The Debate: Implementing the Combined Code

The Debate: Implementing the Combined Code

Audit committees face a steep learning curve this year, says Sir Bryan Nicholson, and members with recent and relevant experience are the key, says Tim Copnell.

There is a tough task ahead

By Sir Bryan Nicholson

The combined code provisions on audit committees, together with the related guidance produced by Sir Robert Smith, are a central part of the new combined code, providing a focus for the independent scrutiny of these issues.

Over the coming year, listed companies must implement the new code for the first time. After much discussion and consultation, the time for action has arrived.

Education, discussion and the sharing of best practice will no doubt continue, and rightly so. We cannot expect changes of this significance to fall neatly into place from day one: audit committees will learn by their own experience and by that of others. That said, it is vital that audit committees make a serious effort to carry out their enhanced functions to the full in the year ahead. This will be a considerable task, falling in many cases to just three part-time non-executives, and weighing particularly heavily on the committee chairman.

I therefore take very seriously the code provisions that board committees should be given the resources to do their jobs and that directors should have access to the advice and services of the company secretary, as well as to independent professional advice.

I also attach great importance to the transparency provisions relating to audit committees. Full reporting back to shareholders on how the committee has discharged its duties is essential if shareholders are to be able to hold the board and the committee to account.

As to the committees’ tasks, monitoring the integrity of the companies’ financial statements and control systems come near to the top of the list.

But if I had to pick any function, I believe that the monitoring and reinforcement of the external auditors’ independence is at the heart of it.

This is no easy task. Often the arguments for retaining the existing auditor will seem clear and tangible, while the arguments for a change may appear speculative and uncertain. The same goes for auditor provision of non-audit services. Audit committees will need to weigh the issues carefully, but also to be tough when necessary.

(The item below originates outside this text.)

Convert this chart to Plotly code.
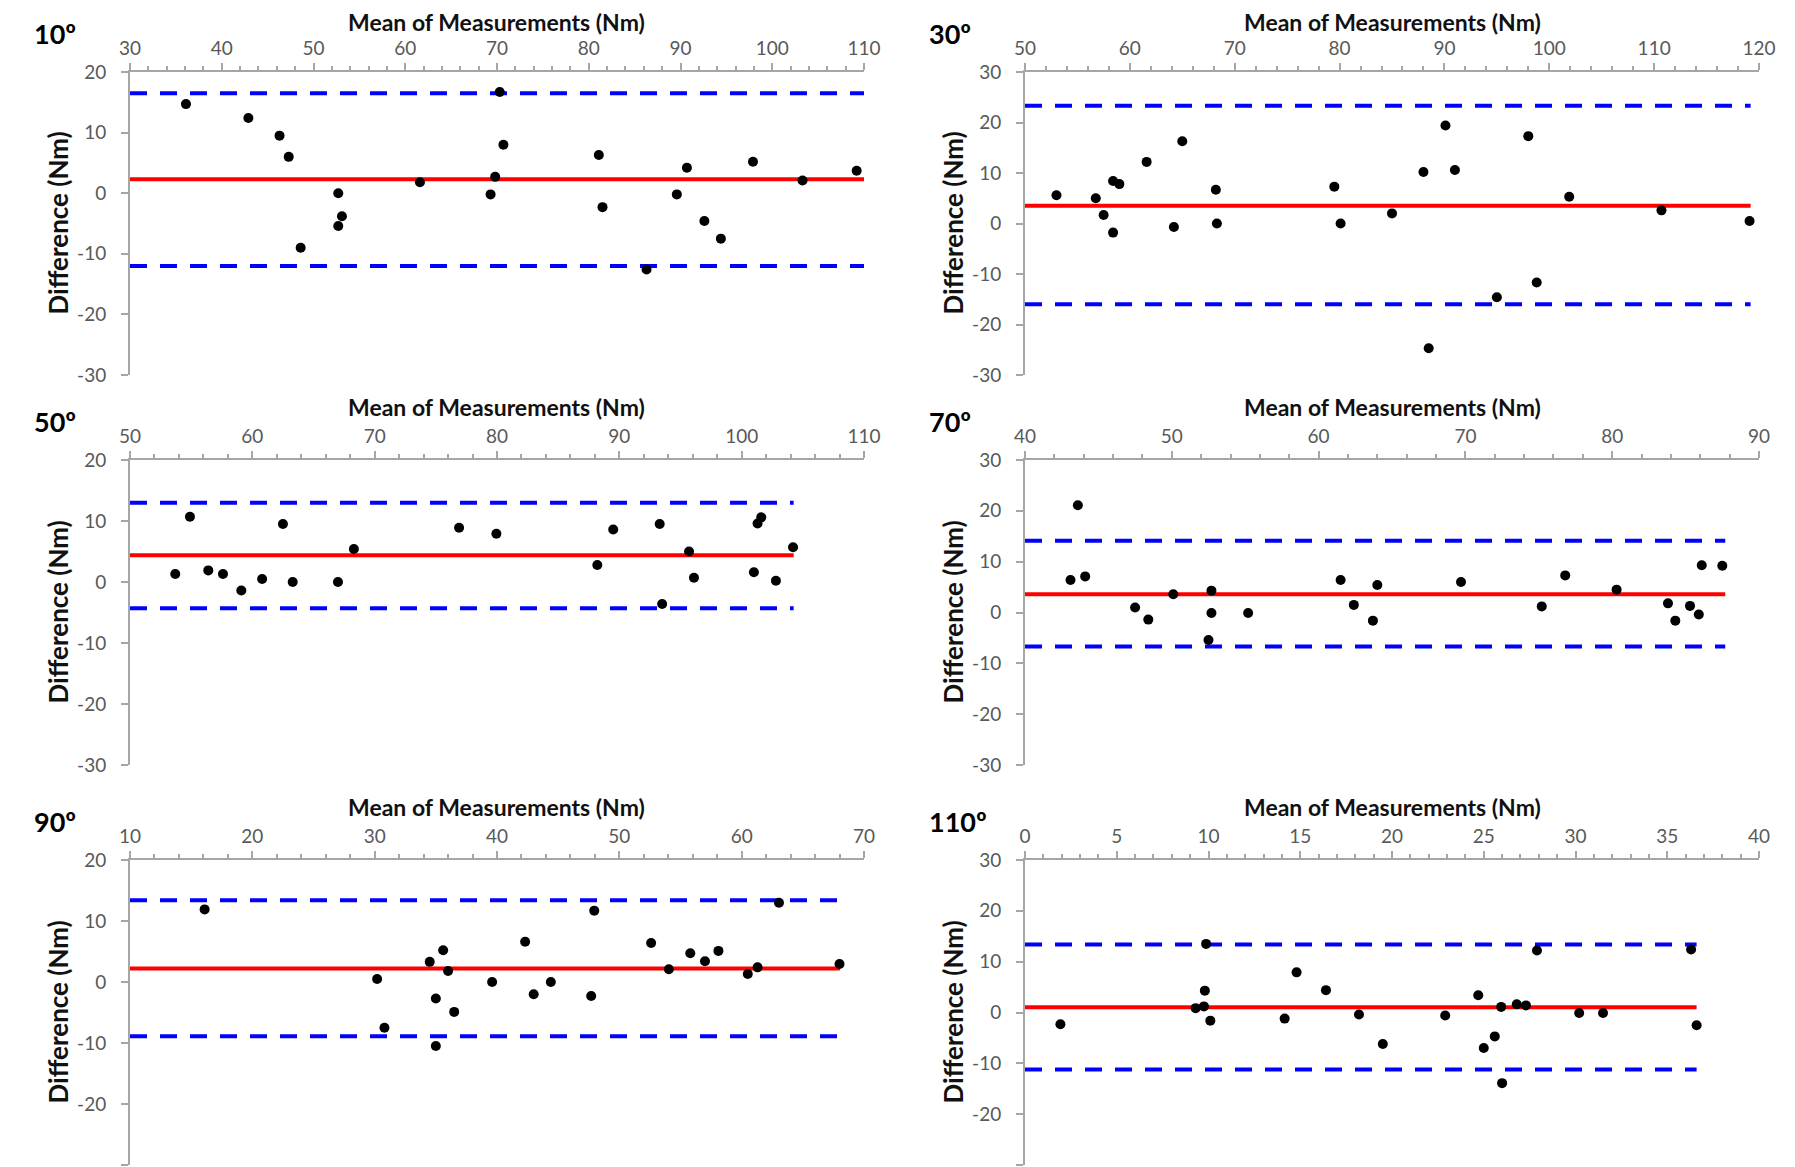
import plotly.graph_objects as go

# ---------------- data ----------------
panel_labels = ["10º", "30º", "50º", "70º", "90º", "110º"]

x10 = [36.1, 42.9, 46.3, 47.3, 48.6, 52.7, 52.7, 53.1, 61.6, 69.3, 69.8, 70.3, 70.7,
       81.1, 81.5, 86.3, 89.6, 90.7, 92.6, 94.4, 97.9, 103.3, 109.2]
y10 = [14.7, 12.4, 9.5, 6.0, -9.0, 0.0, -5.4, -3.8, 1.8, -0.2, 2.7, 16.7, 8.0,
       6.3, -2.3, -12.6, -0.2, 4.2, -4.6, -7.5, 5.2, 2.1, 3.7]

x30 = [53.0, 56.75, 57.5, 58.4, 58.4, 59.0, 61.6, 64.2, 65.0, 68.2, 68.3, 79.5, 80.1,
       85.0, 88.0, 88.5, 90.1, 91.0, 95.0, 98.0, 98.8, 101.9, 110.7, 119.1]
y30 = [5.6, 5.0, 1.7, 8.4, -1.8, 7.8, 12.2, -0.7, 16.3, 6.7, 0.0, 7.3, 0.0,
       2.0, 10.2, -24.7, 19.4, 10.6, -14.6, 17.3, -11.7, 5.3, 2.6, 0.5]

x50 = [53.7, 54.9, 56.4, 57.6, 59.1, 60.8, 62.5, 63.3, 67.0, 68.3, 76.9, 79.95,
       88.2, 89.5, 93.3, 93.5, 95.7, 96.1, 101.0, 101.3, 101.6, 102.8, 104.2]
y50 = [1.3, 10.7, 1.9, 1.3, -1.4, 0.5, 9.5, 0.0, 0.0, 5.4, 8.9, 7.9,
       2.8, 8.6, 9.5, -3.6, 5.0, 0.7, 1.6, 9.6, 10.6, 0.2, 5.7]

x70 = [43.1, 43.6, 44.1, 47.5, 48.4, 50.1, 52.7, 52.7, 52.5, 55.2, 61.5, 62.4,
       63.7, 64.0, 69.7, 75.2, 76.8, 80.3, 83.8, 84.3, 85.3, 85.9, 86.1, 87.5]
y70 = [6.4, 21.1, 7.1, 1.0, -1.4, 3.6, 4.3, -0.1, -5.4, -0.1, 6.4, 1.5,
       -1.6, 5.4, 6.0, 1.2, 7.3, 4.5, 1.8, -1.6, 1.3, -0.4, 9.3, 9.2]

x90 = [16.1, 30.2, 30.8, 34.5, 35.0, 35.0, 35.6, 36.0, 36.5, 39.6, 42.3, 43.0,
       44.4, 47.7, 47.95, 52.6, 54.05, 55.8, 57.0, 58.1, 60.5, 61.3, 63.05, 68.0]
y90 = [11.9, 0.5, -7.5, 3.3, -2.7, -10.5, 5.2, 1.8, -4.9, 0.0, 6.6, -2.0,
       0.0, -2.3, 11.7, 6.4, 2.1, 4.7, 3.4, 5.1, 1.3, 2.4, 13.0, 2.95]

x110 = [1.93, 9.3, 9.75, 9.8, 9.87, 10.1, 14.15, 14.8, 16.4, 18.2, 19.5, 22.9,
        24.7, 25.0, 25.6, 25.95, 26.0, 26.8, 27.3, 27.9, 30.2, 31.5, 36.3, 36.6]
y110 = [-2.3, 0.86, 1.2, 4.3, 13.5, -1.6, -1.2, 7.9, 4.4, -0.4, -6.2, -0.6,
        3.4, -7.0, -4.7, 1.1, -13.9, 1.6, 1.4, 12.2, -0.1, -0.1, 12.4, -2.5]

xs = [x10, x30, x50, x70, x90, x110]
ys = [y10, y30, y50, y70, y90, y110]

mean_bias = [2.3, 3.5, 4.4, 3.6, 2.2, 1.05]
loa_upper = [16.5, 23.3, 13.0, 14.1, 13.4, 13.4]
loa_lower = [-12.0, -16.0, -4.3, -6.7, -8.9, -11.2]
line_end = [110.0, 119.2, 104.25, 87.7, 68.05, 36.6]

x_ranges = [[30, 110], [50, 120], [50, 110], [40, 90], [10, 70], [0, 40]]
x_dticks = [10, 10, 10, 10, 10, 5]
x_minor = [2, 2, 2, 2, 2, 1]
y_ranges = [[-30, 20], [-30, 30], [-30, 20], [-30, 30], [-30, 20], [-30, 30]]
y_tickvals_short = [-30, -20, -10, 0, 10, 20]
y_tickvals_tall = [-30, -20, -10, 0, 10, 20, 30]

x_title = "Mean of Measurements (Nm)"
y_title = "Difference (Nm)"

# ---------------- layout geometry (pixels) ----------------
W, H = 1795, 1167
col_px = [(122, 856), (1017, 1751)]
row_px = [(64, 367), (452, 757), (852, 1157)]
title_offset = [50, 53, 53]

def px_x(v):
    return v / W

def px_y(v):
    return 1 - v / H

AX_GRAY = "#a6a6a6"
TICK_FONT = dict(family="Lato, Open Sans, sans-serif", size=19, color="#595959")
TITLE_FAMILY = "Lato, Open Sans, sans-serif"

fig = go.Figure()
annotations = []

for i in range(6):
    r, c = divmod(i, 2)
    n = i + 1
    xa = "x" if n == 1 else f"x{n}"
    ya = "y" if n == 1 else f"y{n}"
    x0 = x_ranges[i][0]
    x1 = line_end[i]

    for lv in (loa_upper[i], loa_lower[i]):
        fig.add_trace(go.Scatter(
            x=[x0, x1], y=[lv, lv], mode="lines",
            line=dict(color="#0000ff", width=4, dash="17px,13px"),
            xaxis=xa, yaxis=ya, showlegend=False, hoverinfo="skip"))
    fig.add_trace(go.Scatter(
        x=[x0, x1], y=[mean_bias[i], mean_bias[i]], mode="lines",
        line=dict(color="#ff0000", width=4),
        xaxis=xa, yaxis=ya, showlegend=False, hoverinfo="skip"))
    fig.add_trace(go.Scatter(
        x=xs[i], y=ys[i], mode="markers",
        marker=dict(color="black", size=10, line=dict(width=0)),
        xaxis=xa, yaxis=ya, showlegend=False))

    yt = y_tickvals_short if y_ranges[i][1] == 20 else y_tickvals_tall
    cx0, cx1 = col_px[c]
    ry0, ry1 = row_px[r]
    xkey = "xaxis" if n == 1 else f"xaxis{n}"
    ykey = "yaxis" if n == 1 else f"yaxis{n}"
    fig.update_layout(**{
        xkey: dict(
            domain=[px_x(cx0), px_x(cx1)], anchor=ya, side="top",
            range=x_ranges[i], dtick=x_dticks[i], tick0=0,
            showline=True, linecolor=AX_GRAY, linewidth=2,
            ticks="outside", ticklen=7, tickwidth=1.5, tickcolor=AX_GRAY,
            minor=dict(ticks="outside", ticklen=4, tickwidth=1.5,
                       tickcolor=AX_GRAY, dtick=x_minor[i]),
            showgrid=False, zeroline=False, automargin=False,
            tickfont=TICK_FONT, ticklabelstandoff=0, fixedrange=True),
        ykey: dict(
            domain=[px_y(ry1), px_y(ry0)], anchor=xa,
            range=y_ranges[i], tickvals=yt, ticktext=[str(v) for v in yt],
            showline=True, linecolor=AX_GRAY, linewidth=2,
            ticks="outside", ticklen=7, tickwidth=1.5, tickcolor=AX_GRAY,
            showgrid=False, zeroline=False, automargin=False,
            tickfont=TICK_FONT, ticklabelstandoff=11, fixedrange=True),
    })

    # panel label
    annotations.append(dict(
        text=f"<b>{panel_labels[i]}</b>", xref="paper", yref="paper",
        x=px_x(24 if c == 0 else 919), y=px_y(ry0 - 39),
        xanchor="left", yanchor="middle", showarrow=False,
        font=dict(family=TITLE_FAMILY, size=27, color="black")))
    # x-axis title
    annotations.append(dict(
        text=f"<b>{x_title}</b>", xref="paper", yref="paper",
        x=px_x((cx0 + cx1) / 2), y=px_y(ry0 - title_offset[r]), borderpad=0,
        xanchor="center", yanchor="middle", showarrow=False,
        font=dict(family=TITLE_FAMILY, size=23, color="#111111")))
    # y-axis title
    annotations.append(dict(
        text=f"<b>{y_title}</b>", xref="paper", yref="paper",
        x=px_x(cx0 - 73), y=px_y((ry0 + ry1) / 2), textangle=-90,
        xanchor="center", yanchor="middle", showarrow=False,
        font=dict(family=TITLE_FAMILY, size=26, color="#111111")))

fig.update_layout(
    template="none",
    width=W, height=H,
    margin=dict(l=0, r=0, t=0, b=0),
    paper_bgcolor="white", plot_bgcolor="white",
    showlegend=False,
    annotations=annotations,
)

fig.write_html("out.html", config={"displayModeBar": False, "responsive": False})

  • Sir Bryan Nicholson is chairman of the Financial Reporting Council

Knowledge is the vital attribute
By Tim Copnell

In an age of ‘smoke and mirrors’, where both financial transactions and accounting standards are becoming increasingly elaborate, it is no longer possible for audit committee members to operate effectively with only a passing knowledge of finance.

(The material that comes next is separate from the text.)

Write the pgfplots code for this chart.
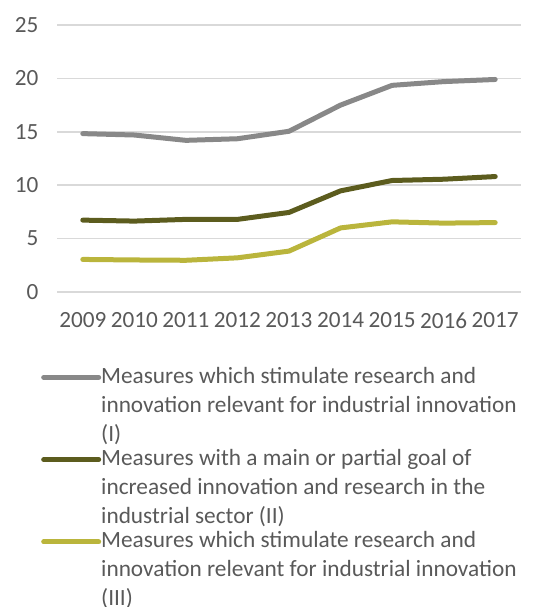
\documentclass[border=0pt]{standalone}
\usepackage{fontspec}
\setmainfont{Carlito}
\usepackage{pgfplots}
\pgfplotsset{compat=1.18}
\definecolor{txt}{HTML}{595959}
\definecolor{gridc}{HTML}{D9D9D9}
\definecolor{sI}{HTML}{888888}
\definecolor{sII}{HTML}{5C5C1E}
\definecolor{sIII}{HTML}{BAB53C}
\newcommand{\legtxt}[1]{\begin{tabular}[t]{@{}l@{}}#1\end{tabular}}
\begin{document}
\begin{tikzpicture}[x=1pt,y=1pt]
\path[use as bounding box] (0,0) rectangle (537,-607);
\begin{axis}[
  at={(57pt,-292pt)}, anchor=south west,
  scale only axis, width=464pt, height=267pt,
  xmin=2008.5, xmax=2017.5, ymin=0, ymax=25,
  xtick={2009,...,2017}, ytick={0,5,...,25},
  xticklabel style={/pgf/number format/1000 sep={}, yshift=-17pt},
  yticklabel style={xshift=-15pt},
  major tick length=0pt,
  axis line style={draw=none},
  xmajorgrids=false, ymajorgrids=true,
  y grid style={draw=gridc, line width=1.5pt},
  tick label style={font=\fontsize{23.2}{27}\selectfont, text=txt},
  /pgf/number format/assume math mode=true,
  every axis plot/.append style={line width=5pt, line join=round, line cap=round},
  legend style={draw=none, fill=none, at={(-0.0345,-0.265)}, anchor=north west,
    inner sep=0pt, row sep=60.5pt,
    font=\fontsize{23.3}{29}\selectfont, text=txt,
    nodes={inner sep=0pt}},
  legend cell align=left,
  legend image code/.code={\draw[#1, line cap=round] (0pt,-3.5pt) -- (55pt,-3.5pt);},
]
\addplot[sI] coordinates {(2009,14.83) (2010,14.7) (2011,14.2) (2012,14.35) (2013,15.05) (2014,17.5) (2015,19.35) (2016,19.7) (2017,19.9)};
\addlegendentry{\legtxt{Measures which stimulate research and\\innovation relevant for industrial innovation\\(I)}}
\addplot[sII] coordinates {(2009,6.73) (2010,6.64) (2011,6.8) (2012,6.8) (2013,7.45) (2014,9.47) (2015,10.44) (2016,10.56) (2017,10.81)};
\addlegendentry{\legtxt{Measures with a main or partial goal of\\increased innovation and research in the\\industrial sector (II)}}
\addplot[sIII] coordinates {(2009,3.05) (2010,3.0) (2011,2.97) (2012,3.2) (2013,3.83) (2014,6.0) (2015,6.57) (2016,6.45) (2017,6.5)};
\addlegendentry{\legtxt{Measures which stimulate research and\\innovation relevant for industrial innovation\\(III)}}
\end{axis}
\end{tikzpicture}
\end{document}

Under the revisions to the combined code, audit committee members would normally be expected to have experience of financial matters, and at least one member should have recent and relevant financial experience.

This goes beyond a basic familiarity with financial statements and broadly means the ability to understand the rules and, more importantly, the principles that underpin the preparation of financial statements.

Each board should determine the definition of, and criteria for, recent and relevant experience. It would ordinarily comprise past employment, a qualification in finance or accounting or a related service.

All members should have experience pertinent to the business and at least one will have experience of the company’s industry. A committee’s effectiveness is certainly enhanced by, or dependent upon, the members’ experience, knowledge and competence in business, financial reporting, internal controls and auditing.

Periodic briefings, reports and presentations by management, external auditors and internal auditors for committee members should cover operational and financial issues specific to the company and the industry, and updates on new standards.

Companies should offer, and committees should insist on, the kind of training that will enhance their financial literacy. Audit committee members must be in a position to challenge management and draw sufficient attention to dubious practices.

In discharging its oversight responsibilities, the committee should be supplied with an overview of the risks, policies, procedures and controls.

Members cannot be expected to provide protection for shareholders unless they are independent of mind, diligent, knowledgeable and in possession of relevant and reliable information.

  • Tim Copnell is director of the KPMG-sponsored Audit Committee Institute.